Waterbury Irish to use canceled St. Pat’s parade as a chance to help the hungry

New Haven

WATERBURY, Conn. (WTNH) — Waterbury’s Irish community has stepped up this year when times have been tough.

In the spring, they mobilized, along with the Waterbury Pipes and Drums, to salute the first responders at St. Mary’s Hospital with a heroes parade to lift their spirits.

That’s what they hoped to do on Saturday, March 6 for the entire Waterbury community. That’s when The Friends of The Ancient Order of Hibernians (AOH) — an Irish Heritage organization — was going to host the big St. Patrick’s parade.

Instead, because of the pandemic, they’ve come up with a Plan B to help the entire city spread goodwill. Instead of doing nothing that day, the AOH is holding a big food drive to help address an issue that’s become a big problem in Waterbury during the pandemic — food insecurity.

On Saturday, March 6, they hope to greet a parade of cars at their community club filled with food. The plan is to stuff a castle that they’ll have in their parking lot and then take all of that food to a local soup kitchen and food pantry called “Greater Waterbury Interfaith Ministries” (GWIM) on East Main Street.

Every day, it isn’t hard to see a long line of people waiting for hearty meals that workers at GWIM hand out to people struggling to be able to afford enough food on their own.

“We’re calling it The Fighting Irish Fighting Hunger,” Work said. “We have people who have needs and those needs have gotten harder with the pandemic.”

Workers at GWIM say they feed nearly 200 people a day. Many outside in line today didn’t want to speak on camera with News 8. One man named Frank did. We asked him what it feels like to be hungry every day.

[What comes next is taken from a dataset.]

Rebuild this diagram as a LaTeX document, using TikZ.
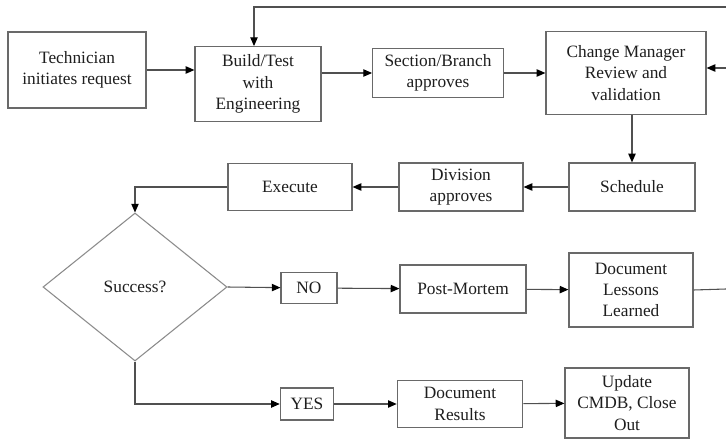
\documentclass[tikz,border=0pt]{standalone}
\usepackage{fontspec}
\setmainfont{Liberation Serif}
\usetikzlibrary{shapes.geometric,arrows.meta,positioning,calc}
\definecolor{LineGray}{RGB}{80,80,80}
\definecolor{EdgeGray}{RGB}{105,105,105}
\definecolor{DiaGray}{RGB}{140,140,140}
\definecolor{TextGray}{RGB}{30,30,30}
\tikzset{
  wbox/.style={draw=EdgeGray,fill=white,line width=0.9pt,inner sep=0pt,
               align=center,text=TextGray,font=\fontsize{13}{16}\selectfont},
  tbox/.style={draw=EdgeGray,fill=white,line width=0.8pt,inner sep=0pt,
               align=center,text=TextGray,font=\fontsize{13}{16}\selectfont},
  dbox/.style={draw=DiaGray,diamond,line width=0.8pt,inner sep=0pt,
               minimum width=138pt,minimum height=111pt,
               text=TextGray,font=\fontsize{13}{16}\selectfont},
  arr/.style={-{Triangle[length=6.5pt,width=5.5pt,color=black]},LineGray,line width=0.8pt},
  lin/.style={LineGray,line width=0.8pt},
}

\begin{document}
\begin{tikzpicture}[x=0.75pt,y=-0.75pt]
  \path[fill=white,use as bounding box] (0,0) rectangle (726,439);
  \node[wbox,minimum width=103.5pt,minimum height=57pt] (tech) at (77,70) {Technician\\initiates request};
  \node[wbox,minimum width=94.5pt,minimum height=56pt] (build) at (258,84) {Build/Test\\with\\Engineering};
  \node[wbox,minimum width=98pt,minimum height=37pt] (sec) at (438,73) {Section/Branch\\approves};
  \node[wbox,minimum width=120pt,minimum height=62pt] (chg) at (626,73) {Change Manager\\Review and\\validation};
  \node[wbox,minimum width=94.5pt,minimum height=36pt] (sched) at (632,187) {Schedule};
  \node[wbox,minimum width=93pt,minimum height=36pt] (div) at (461,187) {Division\\approves};
  \node[wbox,minimum width=93pt,minimum height=35pt] (exec) at (290,187) {Execute};
  \node[dbox] (succ) at (135,287) {Success?};
  \node[tbox,minimum width=42pt,minimum height=23pt] (no) at (309,288) {NO};
  \node[wbox,minimum width=94.5pt,minimum height=36pt] (post) at (463,289) {Post-Mortem};
  \node[wbox,minimum width=93pt,minimum height=55.5pt] (les) at (631,290) {Document\\Lessons\\Learned};
  \node[tbox,minimum width=40pt,minimum height=24pt] (yes) at (307,404) {YES};
  \node[wbox,minimum width=94pt,minimum height=35pt] (res) at (460,404) {Document\\Results};
  \node[wbox,minimum width=93pt,minimum height=52.5pt] (upd) at (627,403) {Update\\CMDB, Close\\Out};
  \coordinate (rtop) at (726,7);
  \coordinate (rchg) at (726,68);
  \coordinate (rles) at (726,289);
  \draw[arr] (tech.east) -- (tech.east -| build.west);
  \draw[arr] (sec.west -| build.east) -- (sec.west);
  \draw[arr] (sec.east) -- (sec.east -| chg.west);
  \draw[arr] (rchg) -- (rchg -| chg.east);
  \draw[arr] (rtop) -| ([xshift=-3pt]build.north);
  \draw[arr] (chg.south -| sched.north) -- (sched.north);
  \draw[arr] (sched) -- (div); \draw[arr] (div) -- (exec);
  \draw[arr] (exec.west) -| (succ.north);
  \draw[arr] (succ.east) -- (no); \draw[arr] (no) -- (post);
  \draw[arr] (post) -- (les); \draw[lin] (les.east) -- (rles);
  \draw[arr] (succ.south) |- (yes.west);
  \draw[arr] (yes) -- (res); \draw[arr] (res) -- (upd);
\end{tikzpicture}
\end{document}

“Uncomfortable,” he said. “Uncomfortable.”

Work says his culture has experienced that before in their history. That was part of his calling in putting this event together.

“The Irish people experienced a famine back in 1854 for three years where thousands of Irish people died because we couldn’t grow potatoes,” Work said. “And so, we remember those things, we remember our heritage.”

Work says it’s also part of the Irish culture and heritage to stand up and help others. That’s what he’s hoping for during this unusual and rewarding St. Patrick’s celebration.

“We’re just really, really glad that we’re able to do something to chip in and help,” Work said.